Le manque d'adaptation aux femmes est partout, dans les casernes. "Quand j'ai commencé il y a 20 ans, il n'y avait pas de vestiaires femmes, mes vestiaires étaient donc... les toilettes", se remémore de son côté Marlène Dulon. "On s'est construites seules, sans modèle", souligne la volontaire.

Depuis son arrivée au sein des pompiers en 1983, Isabelle Bérard a elle aussi "perdu des plumes" au fil des années : elle a parfois dû attendre "trois à quatre fois plus longtemps" qu'un homme pour accéder à certains postes.
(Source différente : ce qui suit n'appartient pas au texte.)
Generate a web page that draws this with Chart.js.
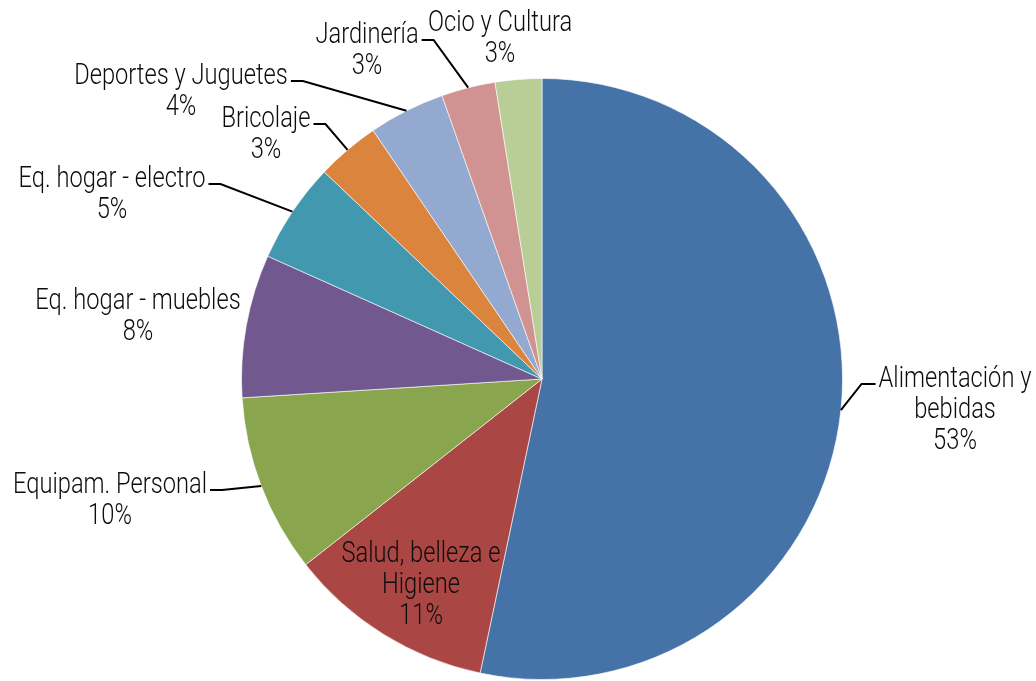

Dans les autres corps de métiers comme la police ou la gendarmerie, on note des taux de femmes officiers plus importants, soit respectivement de 24 % et de 18 % en 2016. 

"Invisibilité" 

"Les femmes commencent à sortir de l’invisibilité seulement maintenant", estime la lieutenante-colonelle, également animatrice au sein du groupe de travail dédié à l'égalité de la Fédération nationale des sapeurs pompiers de France (FNSPF).

On lui dit qu'elle est recrutée parce que c'est une femme, parce qu'elle répond à un quota. Isabelle Bérard

Pourtant, encore aujourd'hui, quand une femme accède à un poste, elle est "étiquetée": "On lui dit qu'elle est recrutée parce que c'est une femme, parce qu'elle répond à un quota", déplore Isabelle Bérard.

Une situation vécue aussi par Marlène Dulon, à sa nomination en tant que cheffe de centre en janvier 2023: "J'ai reçu une vague de haine sur les réseaux sociaux", assure-t-elle. Mais "la situation a bien évolué", dit-elle, pleine d'espoir. "J'aimerais être moteur pour les nouvelles générations".

C'est justement la lourde tâche du groupe de travail dédié à l'égalité du FNSPF, qui est parvenue à établir une feuille de route commune avec la sécurité civile pour une meilleure intégration des femmes.

"La feuille de route comporte cinq piliers", explique Schemseddin Hermi, référent national du FNSPF sur l'égalité: "accompagner les chefs", "le recrutement et tout l'aspect ressources humaines", "la formation (...) des cadres", "la communication interne et externe" et enfin "la lutte contre les discriminations". 

L'idée n'est pas "d'établir une discrimination positive mais de rétablir une égalité professionnelle", renchérit Isabelle Bérard. "La performance vient du collectif et le collectif, c’est l’équité", insiste-t-elle.